The discovery has future implications for conditions - such as polycystic
kidney disease, male infertility, behavioral disorders and cancer
- that involve defects in protein fibers called microtubules. The
findings, which will be prereleased online in /Science Express/ on
May 12 will be published in a June issue of the journal /Science/.
The team was co-led by Jacek Gaertig, associate professor of cellular
biology at the University of Georgia, and Bernard Eddé of the
National Center for Scientific Research (CNRS) in France.
Cells have an internal highway system made of fibers called microtubules.

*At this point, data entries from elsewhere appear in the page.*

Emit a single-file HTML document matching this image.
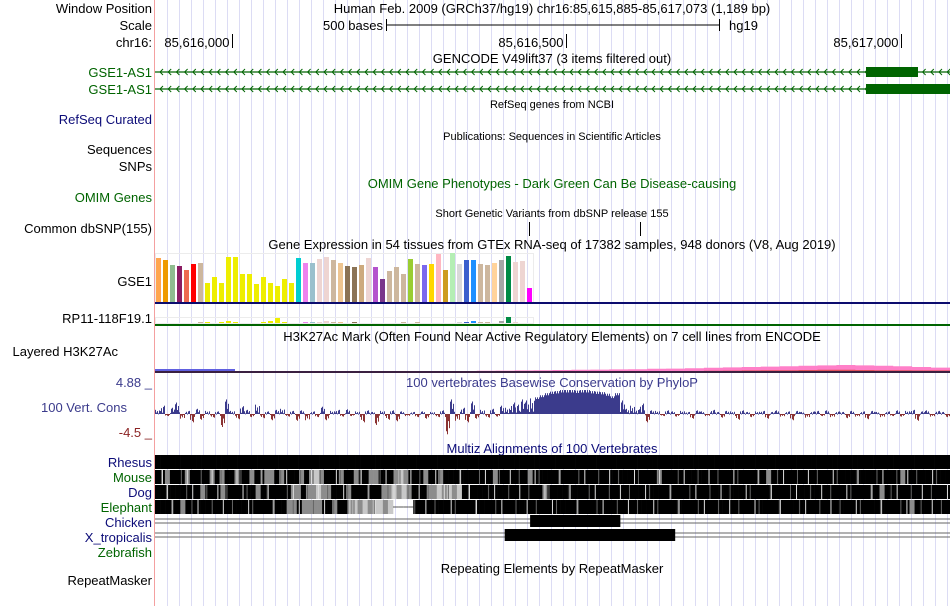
<!DOCTYPE html>
<html><head><meta charset="utf-8">
<style>
html,body{margin:0;padding:0;background:#fff;}
body{width:950px;height:606px;overflow:hidden;font-family:"Liberation Sans",sans-serif;}
svg text{font-family:"Liberation Sans",sans-serif;}
</style></head>
<body>
<svg id="c" width="950" height="606" xmlns="http://www.w3.org/2000/svg">
<g id="grid"></g>
<line x1="154.5" y1="0" x2="154.5" y2="606" stroke="#f4a0a0" stroke-width="1"/>
<g font-size="13" fill="#000" text-anchor="end">
<text x="152" y="13">Window Position</text>
<text x="152" y="30">Scale</text>
<text x="152" y="47">chr16:</text>
<text x="152" y="77" fill="#006400">GSE1-AS1</text>
<text x="152" y="94" fill="#006400">GSE1-AS1</text>
<text x="152" y="124" fill="#0c0c78">RefSeq Curated</text>
<text x="152" y="154">Sequences</text>
<text x="152" y="171">SNPs</text>
<text x="152" y="202" fill="#006400">OMIM Genes</text>
<text x="152" y="233">Common dbSNP(155)</text>
<text x="152" y="286">GSE1</text>
<text x="152" y="323">RP11-118F19.1</text>
<text x="118" y="356">Layered H3K27Ac</text>
<text x="152" y="387" fill="#3b3b8c">4.88 _</text>
<text x="127" y="412" fill="#3b3b8c">100 Vert. Cons</text>
<text x="152" y="437" fill="#8b2323">-4.5 _</text>
<text x="152" y="467" fill="#0c0c78">Rhesus</text>
<text x="152" y="482" fill="#006400">Mouse</text>
<text x="152" y="497" fill="#0c0c78">Dog</text>
<text x="152" y="512" fill="#006400">Elephant</text>
<text x="152" y="527" fill="#0c0c78">Chicken</text>
<text x="152" y="542" fill="#0c0c78">X_tropicalis</text>
<text x="152" y="557" fill="#006400">Zebrafish</text>
<text x="152" y="585">RepeatMasker</text>
</g>
<g font-size="13" text-anchor="middle">
<text x="552" y="13">Human Feb. 2009 (GRCh37/hg19)   chr16:85,615,885-85,617,073 (1,189 bp)</text>
<text x="552" y="63">GENCODE V49lift37 (3 items filtered out)</text>
<text x="552" y="108" font-size="11">RefSeq genes from NCBI</text>
<text x="552" y="140" font-size="11">Publications: Sequences in Scientific Articles</text>
<text x="552" y="188" fill="#006400">OMIM Gene Phenotypes - Dark Green Can Be Disease-causing</text>
<text x="552" y="217" font-size="11">Short Genetic Variants from dbSNP release 155</text>
<text x="552" y="249">Gene Expression in 54 tissues from GTEx RNA-seq of 17382 samples, 948 donors (V8, Aug 2019)</text>
<text x="552" y="341">H3K27Ac Mark (Often Found Near Active Regulatory Elements) on 7 cell lines from ENCODE</text>
<text x="552" y="387" fill="#3b3b8c">100 vertebrates Basewise Conservation by PhyloP</text>
<text x="552" y="453" fill="#0c0c78">Multiz Alignments of 100 Vertebrates</text>
<text x="552" y="573">Repeating Elements by RepeatMasker</text>
</g>
<g font-size="13">
<text x="383" y="30" text-anchor="end">500 bases</text>
<line x1="386" y1="25" x2="719" y2="25" stroke="#000"/>
<line x1="386.5" y1="19" x2="386.5" y2="31" stroke="#000"/>
<line x1="719.5" y1="19" x2="719.5" y2="31" stroke="#000"/>
<text x="729" y="30">hg19</text>
</g>
<g id="ruler" font-size="13"></g>
<g id="genes"></g>
<g id="snps"></g>
<g id="gtex"></g>
<g id="h3k"></g>
<g id="cons"></g>
<g id="multiz"></g>
</svg>
<script>
const chromStart = 85615885, chromEnd = 85617073;
const rulerTicks = [85616000, 85616500, 85617000];
const rulerLabels = ["85,616,000", "85,616,500", "85,617,000"];
const snpPositions = [85616444, 85616610];
const gtexHeights = [44,42,37,36,32,38,39,19,25,19,45,45,28,28,18,25,19,16,23,19,44,39,39,43,45,42,39,36,35,37,44,35,23,31,35,28,43,38,37,38,48,32,49,38,42,42,38,37,39,42,46,40,41,14];
const gtexColors = ["#FFA54F","#EE9A00","#8FBC8F","#8B1C62","#EE6A50","#FF0000","#CDB79E","#EEEE00","#EEEE00","#EEEE00","#EEEE00","#EEEE00","#EEEE00","#EEEE00","#EEEE00","#EEEE00","#EEEE00","#EEEE00","#EEEE00","#EEEE00","#00CED1","#EE82EE","#9AC0CD","#EED5D2","#EED5D2","#CDB79E","#EEC591","#8B7355","#8B7355","#CDAA7D","#EED5D2","#B452CD","#7A378B","#CDB79E","#CDB79E","#CDB79E","#9ACD32","#CDB79E","#7B68EE","#FFD700","#FFB6C1","#CD9B1D","#B4EEB4","#D9D9D9","#3A5FCD","#1E90FF","#CDB79E","#CDB79E","#FFD39B","#A6A6A6","#008B45","#EED5D2","#EED5D2","#FF00FF"];
const rp11Heights = [0,0,0,0,0,0,1,1,0,1,2,1,0,0,0,1,2,5,1,0,0,1,1,1,2,1,1,0,1,0,0,0,0,0,0,1,0,1,0,0,0,0,0,1,1,2,1,1,0,2,6,1,0,0];
const h3kPink = [0.4,0.4,0.4,0.4,0.4,0.5,0.5,0.4,0.4,0.6,0.6,0.5,0.8,0.8,0.9,1,1,1.1,1.2,1.3,1.4,1.5,1.6,1.7,1.8,1.9,2.1,2.2,2.4,2.6,2.8,3,3.2,3.4,3.6,3.8,4,3.8,3.6,3.4,3,2.7];
const h3kRed = [0.2,0.2,0.2,0.2,0.2,0.2,0.3,0.2,0.2,0.3,0.3,0.3,0.3,0.3,0.3,0.4,0.4,0.4,0.5,0.5,0.6,0.6,0.6,0.7,0.7,0.8,0.9,1,1,1.1,1.2,1.3,1.4,1.4,1.5,1.6,1.6,1.5,1.4,1.4,1.3,1.3];
// 5px-wide samples from x=155
const consValues = [0.8,1.6,-0.4,1.2,2.2,-0.9,0.6,-1.6,1.0,-1.1,0.6,-0.7,0.5,-2.5,2.8,0.6,-1.0,1.5,0.8,-0.6,1.8,-0.8,0.5,-1.2,0.8,1.0,-0.5,0.6,-1.3,0.7,-1.2,0.5,-0.6,1.4,-1.2,0.6,0.8,-0.5,0.9,-0.4,0.5,-1.6,0.7,0.4,-2.1,0.6,-1.1,0.7,-1.4,0.5,-0.4,0.4,-0.6,0.5,-0.9,0.4,-0.6,0.7,-3.9,2.8,-1.3,1.2,-1.6,2.4,-0.9,0.8,-0.7,1.0,-0.5,1.6,1.2,2.2,1.8,2.8,2.6,3.0,3.2,3.6,4.0,4.3,4.4,4.6,4.6,4.6,4.5,4.6,4.6,4.4,4.3,4.2,3.9,3.4,4.0,2.6,1.0,1.6,0.9,2.0,-1.6,0.7,0.6,-0.4,0.7,0.5,-0.5,0.6,0.4,-0.9,0.7,0.5,-0.4,0.8,0.4,-0.7,0.6,0.5,-1.1,0.7,0.4,-0.6,0.5,0.6,-0.9,0.4,0.7,-0.5,0.5,-1.2,0.6,0.4,-0.7,0.5,0.6,-0.4,0.7,-0.6,0.5,0.4,-0.8,0.6,-0.5,0.5,-1.0,0.6,0.4,-0.6,0.5,-0.4,0.7,-0.5,0.6,0.8,-1.3,0.5,0.7,-0.5,0.6,0.4,-0.6,0.8,-1.5,0.7];
const multizSpecies = ["rhesus","mouse","dog","elephant"];
const multizRows = [
 "bbbbbbbbbbbbbbbbbbbbbbbbbbbbbbbbbbbbbbbbbbbbbbbbbbbbbbbbbbbbbbbbbbbbbbbbbbbbbbbbbbbbbbbbbbbbbbbbbbbbbbbbbbbbbbbbbbbbbbbbbbbbbbbbbbbbbbbbbbbbbbbbbbbbbbbbbbb",
 "bbgbbbgbbbbgbgbbgbbgbbggbgbbbgbglgbbbgbbgbbggbbbglgbbbgbbgbbbbbbbbbbgbbbbbbgbbbbbbbbbbbbbbbbbbbbbbbbbgbbbbbbbbbbbbbbbbbbbbbgbbbbbbbbbbbbbbbbbbbbbbbbbbgbbbbbbbbb",
 "bbbbbbbbbgbbbgbbbbbbgbbbbbbggbgglggbbbgbbbbbbgglglgbbbgglglglbbbbbbbbbbbbbbbbgbbbbbbbbbbbbbbbbbbbbbbbbbbbbbbbbbbbbbbbbbbbbbbbbbbbbbbbbbbbbbbbbbbgbbbbbbbbbbbbb",
 "bbbbbgbbbbbbbbbbbbbbbbbbbbggbggggbbgbbglglgllgl----bbbbbbbbbbbbbbbbbbbbbbbbbbbbbbbbbbbbbbbbbbbbbbbbbbbbbbbbbbbbbbbbbbbbbbbbbbbbbbbbbbbbbbbbbbbbbbbbbbgbbbbbbb"];
const chickenBlock = [85616446, 85616581];
const xtropBlock = [85616408, 85616663];

const svg = document.getElementById('c');
const NS = 'http://www.w3.org/2000/svg';
const X0 = 155, X1 = 950;
function xPos(p){ return X0 + (p - chromStart) / (chromEnd - chromStart + 1) * (X1 - X0); }
function mk(parent, tag, attrs){ const e = document.createElementNS(NS, tag); for (const k in attrs) e.setAttribute(k, attrs[k]); parent.appendChild(e); return e; }

const grid = document.getElementById('grid');
for (let x = 167.5; x < 950; x += 12) {
  const l = mk(grid, 'line', {x1:x, y1:0, x2:x, y2:606, stroke:'#dcdcf4', 'stroke-width':1});
  
  
}
const ruler = document.getElementById('ruler');
rulerTicks.forEach((p, i) => {
  const x = Math.round(xPos(p)) + 0.5;
  const l = mk(ruler, 'line', {x1:x, y1:34, x2:x, y2:48, stroke:'#000'});
  
  
  const t = mk(ruler, 'text', {x:x - 3, y:47, 'text-anchor':'end'});
  t.textContent = rulerLabels[i];
  
  
});
const genes = document.getElementById('genes');
[72, 89].forEach((y, r) => {
  mk(genes, 'line', {x1:155, y1:y, x2:950, y2:y, stroke:'#006400', 'stroke-width':1.2});
  for (let x = 160; x < 950; x += 8.2) {
    mk(genes, 'path', {d:`M${x+3},${y-3} L${x},${y} L${x+3},${y+3}`, stroke:'#006400', fill:'none', 'stroke-width':1});
  }
  const b = mk(genes, 'rect', {x:866, y:y-5, width: r === 0 ? 52 : 84, height:10, fill:'#006400'});
  
  
});
const snps = document.getElementById('snps');
snpPositions.forEach(p => {
  const x = Math.round(xPos(p)) + 0.5;
  const l = mk(snps, 'line', {x1:x, y1:222, x2:x, y2:236, stroke:'#000'});
  
  
});
const gtex = document.getElementById('gtex');
mk(gtex, 'rect', {x:155.5, y:253.5, width:378, height:49, fill:'none', stroke:'#ececec'});
mk(gtex, 'rect', {x:155.5, y:317.5, width:378, height:6, fill:'none', stroke:'#ececec'});
gtexHeights.forEach((h, i) => {
  const x = 156 + i * 7;
  const b = mk(gtex, 'rect', {x:x, y:302 - h, width:5, height:h, fill:gtexColors[i]});
  
  
  const hs = rp11Heights[i];
  if (hs > 0) {
    const s = mk(gtex, 'rect', {x:x, y:323 - hs, width:5, height:hs, fill:gtexColors[i]});
    
    
  }
});
mk(gtex, 'rect', {x:155, y:302, width:795, height:2, fill:'#0c0c6e'});
mk(gtex, 'rect', {x:155, y:324, width:795, height:2, fill:'#006400'});
const h3k = document.getElementById('h3k');
function band(vals, color, base){
  const w = (X1 - X0) / vals.length;
  let d = `M${X0},${base}`;
  vals.forEach((v, i) => { const y = base - v * 2; d += ` L${X0 + i*w},${y} L${X0 + (i+1)*w},${y}`; });
  d += ` L${X1},${base} Z`;
  const p = mk(h3k, 'path', {d:d, fill:color});
  
  
}
band(h3kPink, '#ff80c8', 373);
band(h3kRed, '#e0505a', 373);
mk(h3k, 'rect', {x:155, y:371, width:795, height:2, fill:'#3a2040'});
mk(h3k, 'rect', {x:155, y:369, width:80, height:2, fill:'#6060e0'});
const cons = document.getElementById('cons');
const zeroY = 414, unit = 5.2;
const cw = 5;
const jitter = [1, 0.35, 0.7, 0.15, 0.85];
consValues.forEach((v, i) => {
  for (let k = 0; k < cw; k++) {
    const m = v > 3 ? (k % 2 ? 0.9 : 1) : jitter[(k + i) % 5];
    const vv = v * m;
    const x = X0 + i * cw + k;
    const y = vv >= 0 ? zeroY - vv * unit : zeroY;
    const h = Math.max(1, Math.abs(vv) * unit);
    const r = mk(cons, 'rect', {x:x, y:y, width:1, height:h, fill: vv >= 0 ? '#3b3b8c' : '#8b3333'});
    
    
  }
});
const mz = document.getElementById('multiz');
const cmap = {b:'#000', g:'#8c8c8c', l:'#c8c8c8'};
multizRows.forEach((row, r) => {
  const y = 455 + r * 15;
  const w = (X1 - X0) / row.length;
  for (let i = 0; i < row.length; i++) {
    const ch = row[i];
    const x = X0 + i * w;
    if (ch === '-') { mk(mz, 'line', {x1:x, y1:y+7, x2:x+w, y2:y+7, stroke:'#555'}); continue; }
    const e = mk(mz, 'rect', {x:x, y:y, width:w + 0.3, height:14, fill:cmap[ch]});
    
    
    if (r > 0 && (i * 7 + r * 3) % 5 === 0) mk(mz, 'rect', {x:x + 2, y:y, width:1, height:14, fill:'#ddd'});
    if (r > 0 && (i * 3 + r) % 4 === 0) mk(mz, 'rect', {x:x + 1, y:y, width:1, height:14, fill:'#666'});
  }
});
[[519, chickenBlock], [533, xtropBlock]].forEach(([y, blk]) => {
  mk(mz, 'line', {x1:155, y1:y, x2:950, y2:y, stroke:'#666'});
  mk(mz, 'line', {x1:155, y1:y+4, x2:950, y2:y+4, stroke:'#666'});
  const e = mk(mz, 'rect', {x:xPos(blk[0]), y:y-4, width:xPos(blk[1]) - xPos(blk[0]), height:12, fill:'#000'});
  
  
});
</script>
</body></html>
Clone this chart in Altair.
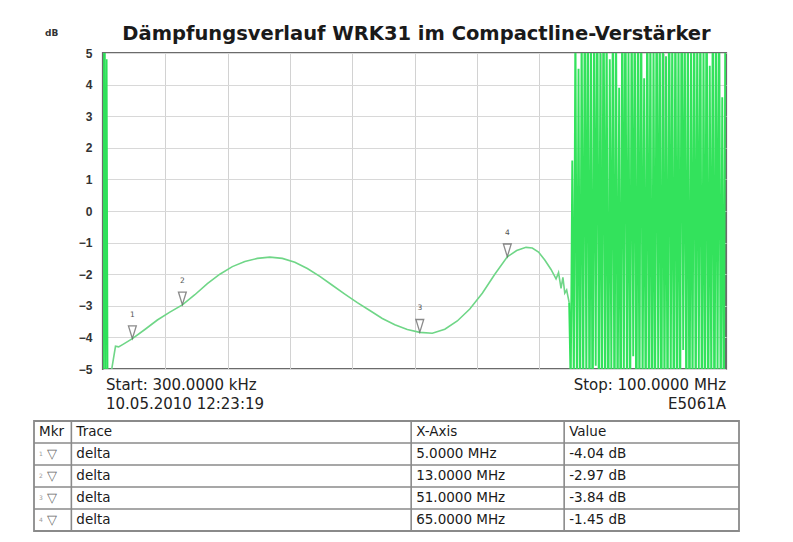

Specialized motor proteins slide along these fibers, carrying organelles
and other materials to the places they need to go. But how do motor
proteins know where to take their cargoes? The researchers identified
a new enzyme group that attaches an unusual molecular tag to a component
of the cell's microtubular highway system. The tag is attached to
a localized region of a microtubule and may act like a road sign on
the interstate, directing motor proteins to take the "proper exit" to
the nucleus or the cell membrane.
"We've known for more than a decade that strings of glutamic acid
an amino acid are sometimes attached to the side of a protein called
tubulin," said Gaertig, one of the senior co-authors on the paper.
Tubulin is a component of microtubules. "This modification occurs
in all cells but is abundant in neurons in the brain." Few other proteins
are modified in this way. But investigating what the modification
does and how it works has been difficult until now.
The authors have identified a new group of enzymes - called polyglutamylases
- that attach glutamic acid chains of varying length and branching
patterns.
Because the enzyme complex is active only for a short window during
development in mice, it took a "biochemical tour de force" by collaborators
in France to purify it.
In Gaertig's group, doctoral student Krzysztof Rogowski then identified
the enzyme complex's active subunit and postdoctoral associate Dorota
Wloga found genes for these enzymes in many organisms including humans.
The researchers also showed that these enzymes can modify just a portion
of a microtubular highway, an important discovery that suggests the
mechanism for directing cell traffic. The lab studied polyglutamylases
from the unicellular pond protist Tetrahymena, a model organism that
has abundant modified microtubules and shares many of the same properties
of internal cell traffic as animal cells.
"Although it has been known for some time that polyglutamylation
occurs, the function of these glutamic acid chains on microtubules
have, until now, remained completely obscure," Eve Ida Barak, a program
director for the National Science Foundation, said in an e-mail.
This research paves the way for detailed studies of what polyglutamylate
modification does and how it works.
The UGA research team was supported by an NSF grant.